> _Exercise_:
Repeat every line exactly, keeping the pictures out of the copy.

> _Provided data_:
** Begin **

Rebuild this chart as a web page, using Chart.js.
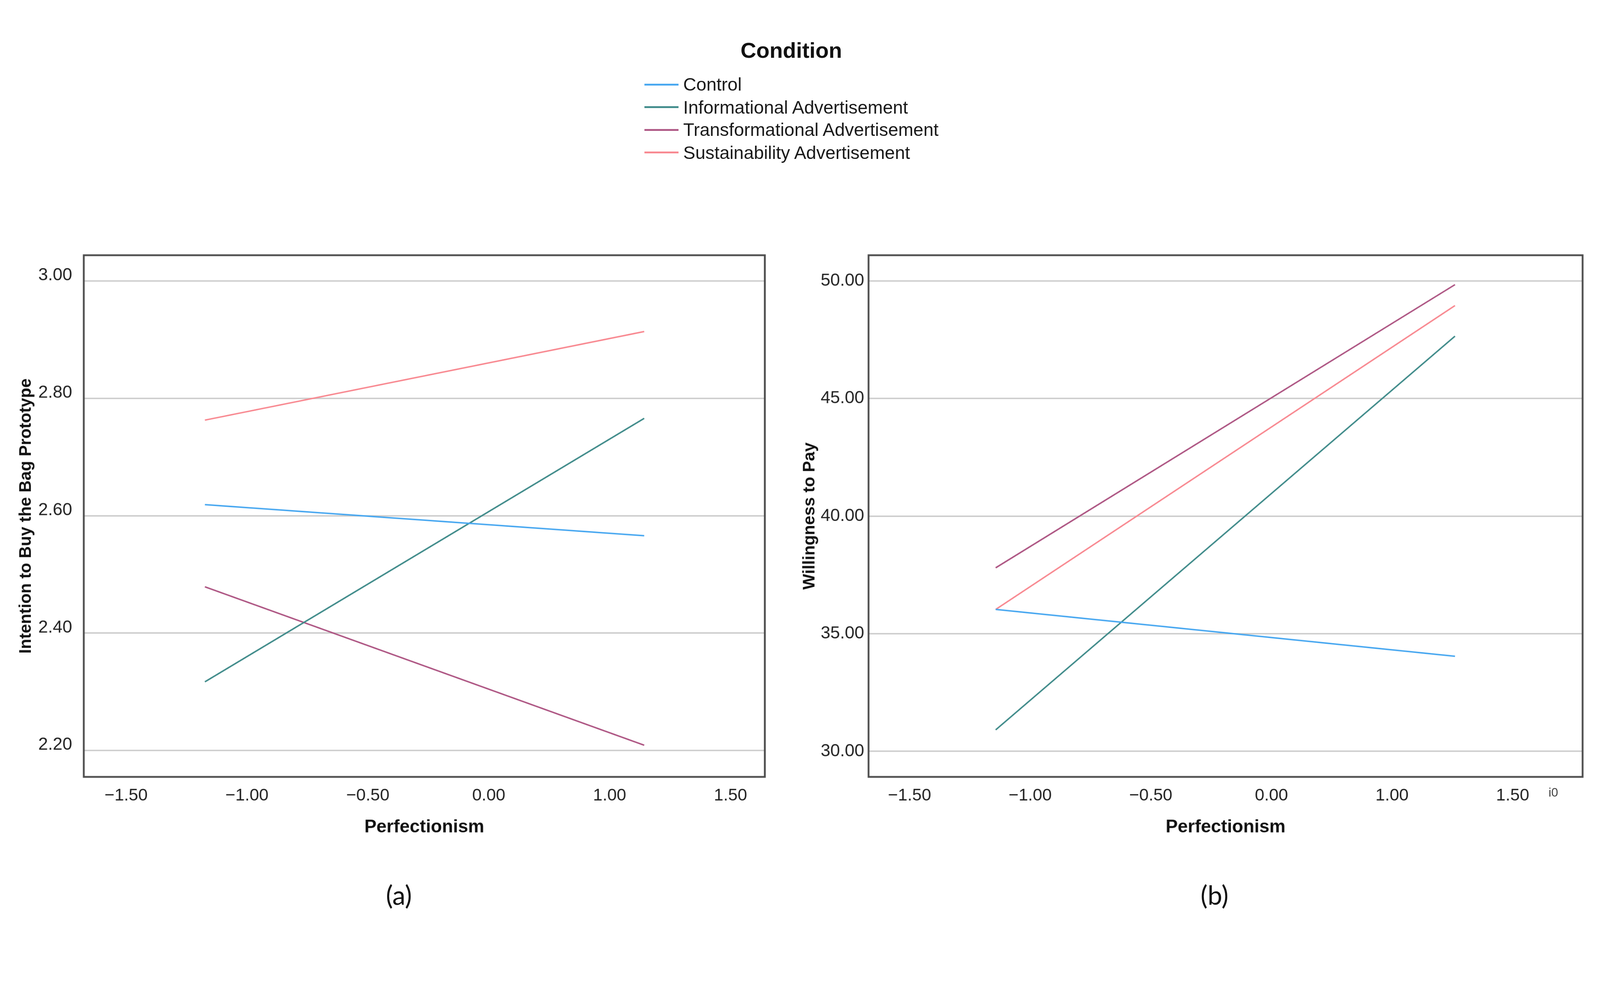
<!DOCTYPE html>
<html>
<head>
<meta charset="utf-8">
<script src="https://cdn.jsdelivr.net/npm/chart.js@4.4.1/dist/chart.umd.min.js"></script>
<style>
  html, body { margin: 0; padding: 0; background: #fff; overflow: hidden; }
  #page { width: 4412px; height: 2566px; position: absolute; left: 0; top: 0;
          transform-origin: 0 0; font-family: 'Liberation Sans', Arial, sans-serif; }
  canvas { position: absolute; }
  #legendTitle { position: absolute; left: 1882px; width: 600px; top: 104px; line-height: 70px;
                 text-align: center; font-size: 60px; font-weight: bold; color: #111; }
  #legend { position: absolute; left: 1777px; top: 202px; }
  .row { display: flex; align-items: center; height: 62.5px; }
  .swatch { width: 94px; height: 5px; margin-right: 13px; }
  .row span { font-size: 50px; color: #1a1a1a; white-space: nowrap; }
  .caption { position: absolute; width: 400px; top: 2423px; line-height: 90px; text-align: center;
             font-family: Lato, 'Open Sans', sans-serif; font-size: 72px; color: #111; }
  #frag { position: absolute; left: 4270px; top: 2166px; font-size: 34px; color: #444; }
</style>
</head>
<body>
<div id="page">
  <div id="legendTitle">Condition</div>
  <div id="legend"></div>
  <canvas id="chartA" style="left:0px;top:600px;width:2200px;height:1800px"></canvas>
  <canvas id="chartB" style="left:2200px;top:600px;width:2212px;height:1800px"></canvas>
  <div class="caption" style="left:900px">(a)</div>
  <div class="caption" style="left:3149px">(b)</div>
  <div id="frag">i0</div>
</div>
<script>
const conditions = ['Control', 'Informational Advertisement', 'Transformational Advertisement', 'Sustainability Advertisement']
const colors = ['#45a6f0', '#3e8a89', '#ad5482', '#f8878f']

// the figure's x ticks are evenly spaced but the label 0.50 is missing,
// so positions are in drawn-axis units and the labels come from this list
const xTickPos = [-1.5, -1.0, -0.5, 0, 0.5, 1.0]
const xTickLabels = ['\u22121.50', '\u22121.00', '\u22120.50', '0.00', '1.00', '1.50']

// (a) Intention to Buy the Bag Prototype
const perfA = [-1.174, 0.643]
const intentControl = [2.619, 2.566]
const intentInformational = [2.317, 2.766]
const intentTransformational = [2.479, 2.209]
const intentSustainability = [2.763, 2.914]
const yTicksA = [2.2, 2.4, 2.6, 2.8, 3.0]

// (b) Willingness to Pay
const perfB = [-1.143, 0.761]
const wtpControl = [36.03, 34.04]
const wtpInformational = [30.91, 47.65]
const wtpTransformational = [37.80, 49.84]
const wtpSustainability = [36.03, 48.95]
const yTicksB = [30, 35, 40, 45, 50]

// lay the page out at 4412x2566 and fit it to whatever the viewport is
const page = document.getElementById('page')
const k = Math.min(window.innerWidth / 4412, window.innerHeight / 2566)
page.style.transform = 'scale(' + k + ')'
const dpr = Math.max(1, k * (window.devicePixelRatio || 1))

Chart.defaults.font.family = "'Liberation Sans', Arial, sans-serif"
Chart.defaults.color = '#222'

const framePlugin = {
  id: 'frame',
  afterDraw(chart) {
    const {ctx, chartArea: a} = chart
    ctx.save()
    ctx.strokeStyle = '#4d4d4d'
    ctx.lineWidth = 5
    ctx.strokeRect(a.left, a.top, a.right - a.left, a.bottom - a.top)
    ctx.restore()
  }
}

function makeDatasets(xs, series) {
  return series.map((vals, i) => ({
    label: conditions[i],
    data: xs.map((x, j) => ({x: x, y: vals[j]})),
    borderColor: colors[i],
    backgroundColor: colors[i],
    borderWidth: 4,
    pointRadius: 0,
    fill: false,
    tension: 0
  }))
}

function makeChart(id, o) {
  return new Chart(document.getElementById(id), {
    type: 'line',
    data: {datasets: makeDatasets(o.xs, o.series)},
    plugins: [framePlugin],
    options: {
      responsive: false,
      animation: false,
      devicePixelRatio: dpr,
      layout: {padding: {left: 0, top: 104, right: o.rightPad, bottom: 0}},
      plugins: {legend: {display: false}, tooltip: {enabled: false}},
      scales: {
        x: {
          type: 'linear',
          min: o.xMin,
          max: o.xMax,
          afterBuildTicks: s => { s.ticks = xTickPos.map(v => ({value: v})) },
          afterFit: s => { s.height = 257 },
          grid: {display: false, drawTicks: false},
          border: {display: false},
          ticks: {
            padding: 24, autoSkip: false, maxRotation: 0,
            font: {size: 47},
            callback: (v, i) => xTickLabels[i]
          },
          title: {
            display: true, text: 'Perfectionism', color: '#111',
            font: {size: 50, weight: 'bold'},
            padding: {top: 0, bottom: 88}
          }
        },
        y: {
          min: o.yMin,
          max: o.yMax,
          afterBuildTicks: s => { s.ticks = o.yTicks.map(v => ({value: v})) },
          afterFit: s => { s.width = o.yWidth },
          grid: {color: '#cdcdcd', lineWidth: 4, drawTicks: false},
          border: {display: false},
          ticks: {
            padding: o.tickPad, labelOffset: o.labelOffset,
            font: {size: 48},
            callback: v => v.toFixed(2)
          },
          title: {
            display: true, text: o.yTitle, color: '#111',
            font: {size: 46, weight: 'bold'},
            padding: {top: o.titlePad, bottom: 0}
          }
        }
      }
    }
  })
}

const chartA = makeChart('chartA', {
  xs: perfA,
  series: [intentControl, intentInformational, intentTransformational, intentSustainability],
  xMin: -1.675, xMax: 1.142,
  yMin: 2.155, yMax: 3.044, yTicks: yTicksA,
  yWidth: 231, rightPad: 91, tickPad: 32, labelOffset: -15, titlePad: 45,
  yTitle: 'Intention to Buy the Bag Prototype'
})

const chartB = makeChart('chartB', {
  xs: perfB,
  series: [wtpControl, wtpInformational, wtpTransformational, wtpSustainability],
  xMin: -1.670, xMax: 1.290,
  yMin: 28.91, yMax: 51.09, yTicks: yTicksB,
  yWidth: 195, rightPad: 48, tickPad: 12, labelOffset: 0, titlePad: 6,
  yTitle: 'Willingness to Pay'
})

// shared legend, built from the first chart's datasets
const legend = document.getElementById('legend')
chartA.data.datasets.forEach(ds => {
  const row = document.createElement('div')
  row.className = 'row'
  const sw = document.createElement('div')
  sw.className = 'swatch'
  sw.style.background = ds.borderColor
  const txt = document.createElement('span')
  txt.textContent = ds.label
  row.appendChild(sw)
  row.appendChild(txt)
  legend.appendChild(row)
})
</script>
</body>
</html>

** End **

> _Result for this task_:
Rebuild this chart as a web page, using Chart.js.
<!DOCTYPE html>
<html>
<head>
<meta charset="utf-8">
<script src="https://cdn.jsdelivr.net/npm/chart.js@4.4.1/dist/chart.umd.min.js"></script>
<style>
  html, body { margin: 0; padding: 0; background: #fff; overflow: hidden; }
  #page { width: 4412px; height: 2566px; position: absolute; left: 0; top: 0;
          transform-origin: 0 0; font-family: 'Liberation Sans', Arial, sans-serif; }
  canvas { position: absolute; }
  #legendTitle { position: absolute; left: 1882px; width: 600px; top: 104px; line-height: 70px;
                 text-align: center; font-size: 60px; font-weight: bold; color: #111; }
  #legend { position: absolute; left: 1777px; top: 202px; }
  .row { display: flex; align-items: center; height: 62.5px; }
  .swatch { width: 94px; height: 5px; margin-right: 13px; }
  .row span { font-size: 50px; color: #1a1a1a; white-space: nowrap; }
  .caption { position: absolute; width: 400px; top: 2423px; line-height: 90px; text-align: center;
             font-family: Lato, 'Open Sans', sans-serif; font-size: 72px; color: #111; }
  #frag { position: absolute; left: 4270px; top: 2166px; font-size: 34px; color: #444; }
</style>
</head>
<body>
<div id="page">
  <div id="legendTitle">Condition</div>
  <div id="legend"></div>
  <canvas id="chartA" style="left:0px;top:600px;width:2200px;height:1800px"></canvas>
  <canvas id="chartB" style="left:2200px;top:600px;width:2212px;height:1800px"></canvas>
  <div class="caption" style="left:900px">(a)</div>
  <div class="caption" style="left:3149px">(b)</div>
  <div id="frag">i0</div>
</div>
<script>
const conditions = ['Control', 'Informational Advertisement', 'Transformational Advertisement', 'Sustainability Advertisement']
const colors = ['#45a6f0', '#3e8a89', '#ad5482', '#f8878f']

// the figure's x ticks are evenly spaced but the label 0.50 is missing,
// so positions are in drawn-axis units and the labels come from this list
const xTickPos = [-1.5, -1.0, -0.5, 0, 0.5, 1.0]
const xTickLabels = ['\u22121.50', '\u22121.00', '\u22120.50', '0.00', '1.00', '1.50']

// (a) Intention to Buy the Bag Prototype
const perfA = [-1.174, 0.643]
const intentControl = [2.619, 2.566]
const intentInformational = [2.317, 2.766]
const intentTransformational = [2.479, 2.209]
const intentSustainability = [2.763, 2.914]
const yTicksA = [2.2, 2.4, 2.6, 2.8, 3.0]

// (b) Willingness to Pay
const perfB = [-1.143, 0.761]
const wtpControl = [36.03, 34.04]
const wtpInformational = [30.91, 47.65]
const wtpTransformational = [37.80, 49.84]
const wtpSustainability = [36.03, 48.95]
const yTicksB = [30, 35, 40, 45, 50]

// lay the page out at 4412x2566 and fit it to whatever the viewport is
const page = document.getElementById('page')
const k = Math.min(window.innerWidth / 4412, window.innerHeight / 2566)
page.style.transform = 'scale(' + k + ')'
const dpr = Math.max(1, k * (window.devicePixelRatio || 1))

Chart.defaults.font.family = "'Liberation Sans', Arial, sans-serif"
Chart.defaults.color = '#222'

const framePlugin = {
  id: 'frame',
  afterDraw(chart) {
    const {ctx, chartArea: a} = chart
    ctx.save()
    ctx.strokeStyle = '#4d4d4d'
    ctx.lineWidth = 5
    ctx.strokeRect(a.left, a.top, a.right - a.left, a.bottom - a.top)
    ctx.restore()
  }
}

function makeDatasets(xs, series) {
  return series.map((vals, i) => ({
    label: conditions[i],
    data: xs.map((x, j) => ({x: x, y: vals[j]})),
    borderColor: colors[i],
    backgroundColor: colors[i],
    borderWidth: 4,
    pointRadius: 0,
    fill: false,
    tension: 0
  }))
}

function makeChart(id, o) {
  return new Chart(document.getElementById(id), {
    type: 'line',
    data: {datasets: makeDatasets(o.xs, o.series)},
    plugins: [framePlugin],
    options: {
      responsive: false,
      animation: false,
      devicePixelRatio: dpr,
      layout: {padding: {left: 0, top: 104, right: o.rightPad, bottom: 0}},
      plugins: {legend: {display: false}, tooltip: {enabled: false}},
      scales: {
        x: {
          type: 'linear',
          min: o.xMin,
          max: o.xMax,
          afterBuildTicks: s => { s.ticks = xTickPos.map(v => ({value: v})) },
          afterFit: s => { s.height = 257 },
          grid: {display: false, drawTicks: false},
          border: {display: false},
          ticks: {
            padding: 24, autoSkip: false, maxRotation: 0,
            font: {size: 47},
            callback: (v, i) => xTickLabels[i]
          },
          title: {
            display: true, text: 'Perfectionism', color: '#111',
            font: {size: 50, weight: 'bold'},
            padding: {top: 0, bottom: 88}
          }
        },
        y: {
          min: o.yMin,
          max: o.yMax,
          afterBuildTicks: s => { s.ticks = o.yTicks.map(v => ({value: v})) },
          afterFit: s => { s.width = o.yWidth },
          grid: {color: '#cdcdcd', lineWidth: 4, drawTicks: false},
          border: {display: false},
          ticks: {
            padding: o.tickPad, labelOffset: o.labelOffset,
            font: {size: 48},
            callback: v => v.toFixed(2)
          },
          title: {
            display: true, text: o.yTitle, color: '#111',
            font: {size: 46, weight: 'bold'},
            padding: {top: o.titlePad, bottom: 0}
          }
        }
      }
    }
  })
}

const chartA = makeChart('chartA', {
  xs: perfA,
  series: [intentControl, intentInformational, intentTransformational, intentSustainability],
  xMin: -1.675, xMax: 1.142,
  yMin: 2.155, yMax: 3.044, yTicks: yTicksA,
  yWidth: 231, rightPad: 91, tickPad: 32, labelOffset: -15, titlePad: 45,
  yTitle: 'Intention to Buy the Bag Prototype'
})

const chartB = makeChart('chartB', {
  xs: perfB,
  series: [wtpControl, wtpInformational, wtpTransformational, wtpSustainability],
  xMin: -1.670, xMax: 1.290,
  yMin: 28.91, yMax: 51.09, yTicks: yTicksB,
  yWidth: 195, rightPad: 48, tickPad: 12, labelOffset: 0, titlePad: 6,
  yTitle: 'Willingness to Pay'
})

// shared legend, built from the first chart's datasets
const legend = document.getElementById('legend')
chartA.data.datasets.forEach(ds => {
  const row = document.createElement('div')
  row.className = 'row'
  const sw = document.createElement('div')
  sw.className = 'swatch'
  sw.style.background = ds.borderColor
  const txt = document.createElement('span')
  txt.textContent = ds.label
  row.appendChild(sw)
  row.appendChild(txt)
  legend.appendChild(row)
})
</script>
</body>
</html>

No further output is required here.